El susto pudo llegar a mayores en las afueras de Nuevo Momón, cuando se habían agregado más camiones al convoy inicial, hasta sumar 11 vehículos. Las mujeres solicitaron a los conductores una inocente escala técnica y la guarnición militar entró en alerta de emergencia y se vio a los soldados correr a sus posciones, tomar sus armas.

A partir de Las Margaritas se agregó un nerviosismo policiaco que en Comitán alcanzó niveles paroxísticos. Los vehículos de la Policía Judicial iban y venían por la carretera, revisando el convoy de camiones, no sabiendo si detenerlo, cuidarlo, no pelarlo o qué.

Cuentan los que lo vieron que al atardecer, cuando los camiones bajaban hacia Amatenango del Valle, pasaron por debajo de un arcoiris. (``Ya chole con los arcoiris'', habrá quien diga, pero no deja de ser un dato).

Era noche oscura, con ausencia de luna, cuando atravesaron las instalaciones del cuartel militar de Rancho Nuevo, mudo y prudentemente solitario.

La municipalidad de San Cristóbal reaccionó como pudo y mandó un camión de policía (la versión local de los granaderos) y varios vehículos de agentes sin uniforme al primer entronque de San Cristóbal, donde se esperaba que diera vuelta el convoy.

Silenciosamente entraron los camiones al albergue donde pernoctarán.

Y todo este barullo para que la Gladys, limpiándose el rostro sin quitarse el pasamontañas, resumiera sus impresiones del camino con una sencilla queja: ``Había mucho polvo''.

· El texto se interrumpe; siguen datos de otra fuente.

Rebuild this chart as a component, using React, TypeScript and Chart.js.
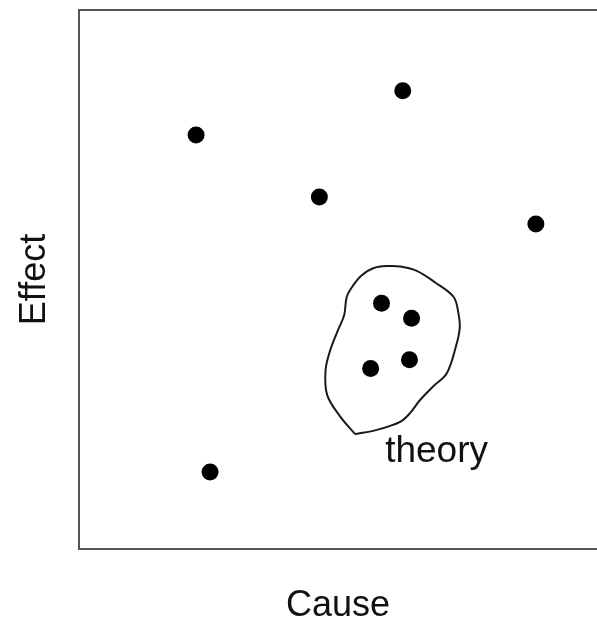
import React, { useEffect, useRef } from "react";
import { Chart, registerables } from "chart.js";

Chart.register(...registerables);

// Observations (Cause, Effect) in arbitrary 0–100 units
const causeValues = [22.6, 62.5, 46.4, 88.2, 58.4, 64.2, 56.3, 63.8, 25.3];
const effectValues = [76.8, 85.0, 65.3, 60.3, 45.6, 42.8, 33.5, 35.1, 14.3];

// Hand-drawn "theory" outline (closed loop)
const theoryCause = [
  53.3, 50.4, 47.9, 47.6, 48.5, 50.0, 51.2, 51.7, 53.0, 54.6, 56.8, 59.7, 62.0,
  65.2, 68.7, 72.3, 73.2, 73.5, 72.8, 71.0, 68.3, 65.8, 63.9, 62.0, 57.5, 53.3,
];
const theoryEffect = [
  21.3, 24.6, 28.6, 33.2, 36.9, 40.6, 43.4, 46.8, 49.0, 50.8, 52.1, 52.5, 52.4,
  51.6, 49.5, 46.8, 44.0, 41.0, 37.7, 32.6, 30.1, 27.6, 25.2, 23.6, 22.1, 21.3,
];

const theoryLabel = "theory";
const theoryLabelCause = 59.1;
const theoryLabelEffect = 16.1;

const xTitle = "Cause";
const yTitle = "Effect";

const FONT = '"Liberation Sans", Arial, Helvetica, sans-serif';
const AXIS_COLOR = "#555";
const TEXT_COLOR = "#111";

const labelPlugin = {
  id: "theoryLabel",
  afterDatasetsDraw(chart: any) {
    const { ctx, scales } = chart;
    const px = scales.x.getPixelForValue(theoryLabelCause);
    const py = scales.y.getPixelForValue(theoryLabelEffect);
    ctx.save();
    ctx.font = `37px ${FONT}`;
    ctx.fillStyle = TEXT_COLOR;
    ctx.textAlign = "left";
    ctx.textBaseline = "alphabetic";
    ctx.fillText(theoryLabel, px, py);
    ctx.restore();
  },
};

export default function App() {
  const canvasRef = useRef<HTMLCanvasElement | null>(null);

  useEffect(() => {
    if (!canvasRef.current) return;
    const points = causeValues.map((c, i) => ({ x: c, y: effectValues[i] }));
    const outline = theoryCause.map((c, i) => ({ x: c, y: theoryEffect[i] }));

    const hiddenAxisBase = {
      type: "linear" as const,
      min: 0,
      max: 100,
      ticks: { display: false },
      grid: { display: false, drawTicks: false },
      border: { display: true, color: AXIS_COLOR, width: 2 },
    };

    const chart = new Chart(canvasRef.current, {
      type: "scatter",
      data: {
        datasets: [
          {
            label: "theory",
            data: outline,
            showLine: true,
            borderColor: "#1a1a1a",
            borderWidth: 2,
            pointRadius: 0,
            tension: 0.35,
            fill: false,
          },
          {
            label: "observations",
            data: points,
            backgroundColor: "#000",
            borderWidth: 0,
            pointRadius: 8.5,
            showLine: false,
          },
        ],
      },
      options: {
        animation: false,
        responsive: true,
        maintainAspectRatio: false,
        events: [],
        layout: {
          autoPadding: false,
          padding: { top: 10, left: 0, right: 0, bottom: 0 },
        },
        plugins: {
          legend: { display: false },
          tooltip: { enabled: false },
          title: { display: false },
        },
        scales: {
          x: {
            ...hiddenAxisBase,
            position: "bottom",
            title: {
              display: true,
              text: xTitle,
              color: TEXT_COLOR,
              font: { family: FONT, size: 36, lineHeight: 1 },
              padding: { top: 39.5, bottom: 0.5 },
            },
          },
          x2: {
            ...hiddenAxisBase,
            axis: "x",
            position: "top",
          },
          y: {
            ...hiddenAxisBase,
            position: "left",
            title: {
              display: true,
              text: yTitle,
              color: TEXT_COLOR,
              font: { family: FONT, size: 36, lineHeight: 1 },
              padding: { top: 17, bottom: 26 },
            },
          },
        },
      } as any,
      plugins: [labelPlugin],
    });

    return () => chart.destroy();
  }, []);

  return (
    <div
      style={{
        position: "absolute",
        left: 0,
        top: 0,
        width: 597,
        height: 625,
        background: "#fff",
      }}
    >
      <canvas ref={canvasRef} />
    </div>
  );
}
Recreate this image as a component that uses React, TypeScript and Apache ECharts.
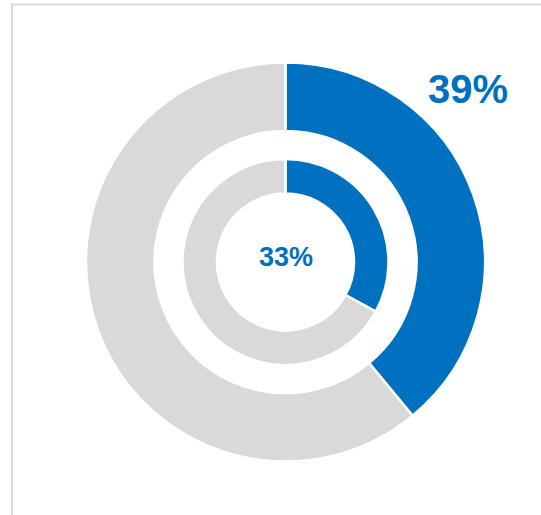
import React, { useEffect, useRef } from "react";
import * as echarts from "echarts";

const outerValues = [39, 61];
const innerValues = [33, 67];
const sliceNames = ["Yes", "Other"];
const outerLabel = "39%";
const innerLabel = "33%";

const BLUE = "#0070C0";
const GRAY = "#D9D9D9";

export default function App() {
  const ref = useRef<HTMLDivElement>(null);
  useEffect(() => {
    if (!ref.current) return;
    const chart = echarts.init(ref.current, null, { renderer: "svg" });
    const mk = (vals: number[]) =>
      vals.map((v, i) => ({
        name: sliceNames[i],
        value: v,
        itemStyle: { color: i === 0 ? BLUE : GRAY },
      }));
    chart.setOption({
      animation: false,
      backgroundColor: "#ffffff",
      graphic: [
        {
          type: "rect",
          shape: { x: 12, y: 4.5, width: 600, height: 600 },
          style: { fill: "none", stroke: "#D9D9D9", lineWidth: 2 },
          silent: true,
        },
        {
          type: "text",
          x: 468,
          y: 89,
          style: {
            text: outerLabel,
            fill: BLUE,
            font: "bold 40px 'Liberation Sans', Arial, sans-serif",
            textAlign: "center",
            textVerticalAlign: "middle",
          },
        },
        {
          type: "text",
          x: 286,
          y: 257,
          style: {
            text: innerLabel,
            fill: BLUE,
            font: "bold 27px 'Liberation Sans', Arial, sans-serif",
            textAlign: "center",
            textVerticalAlign: "middle",
          },
        },
      ],
      series: [
        {
          type: "pie",
          center: [285.5, 262],
          radius: [131, 199.5],
          startAngle: 90,
          clockwise: true,
          label: { show: false },
          labelLine: { show: false },
          emphasis: { disabled: true },
          itemStyle: { borderColor: "#ffffff", borderWidth: 2.5 },
          data: mk(outerValues),
        },
        {
          type: "pie",
          center: [285.5, 262],
          radius: [68.5, 103],
          startAngle: 90,
          clockwise: true,
          label: { show: false },
          labelLine: { show: false },
          emphasis: { disabled: true },
          itemStyle: { borderColor: "#ffffff", borderWidth: 2.5 },
          data: mk(innerValues),
        },
      ],
    });
    return () => chart.dispose();
  }, []);
  return (
    <div
      ref={ref}
      style={{ position: "absolute", left: 0, top: 0, width: 541, height: 515 }}
    />
  );
}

No se dan por enteradas del lío militar y policiaco que armaron ni del tardío revuelo de los fotógrafos, ni del arcoiris. Fueron 12 horas de viaje y mucho polvo.

Los ojos para mañana

Ordenadamente, diivertidas, cansadas, se distribuyen las mujeres en los dormitorios del albergue. Rostros cubiertos, ojos brillantes, todavía con ánimo para sonreír. Eso es lo que desfilará mañana por las calles de Jovel: una multitud de ojos, subrayados por el rostro oculto.

Las hay matronas maduras, algunas muy ancianas, de piel arrugada, jovencitas, madres que sólo trajeron los bebés de teta. No hay niños, aunque algunas confiesan que primero sí habían pensado en traerlos.

Los pasamontañas son, a veces, trapos toscos con un agujero. Muchas de las mujeres vienen descalzas. No sé si para mañana se pongan huaraches.

Mientras las mujeres se acomodan con revuelo en las literas, en un mar de murmullos y colores vivos, un agitarse de faldas rojas, amarillas, azules, color de rosa que se frotan entre sí, un grupo de músicos, hombres de edad, las observan y cuidan. Llevan al hombro su potente arma: un tambor de cuero y dos baquetas de palo caoba. Cada uno su tamborcito, hasta sumar diez. Montan una guardia de percusiones.

Mañana verán, junto con muchas otras mujeres indígenas, las calles de Jovel y La Plaza Central a través del orificio de su pasamontañas o por encima del horizonte rojo del paliacate.

El debut del zapatismo civil correrá, pues, a cargo de las mujeres.

Por lo pronto tienen tres cosas: hambre, sueño, y un nuevo tipo de frío que no hay en la selva. Un frío más frío.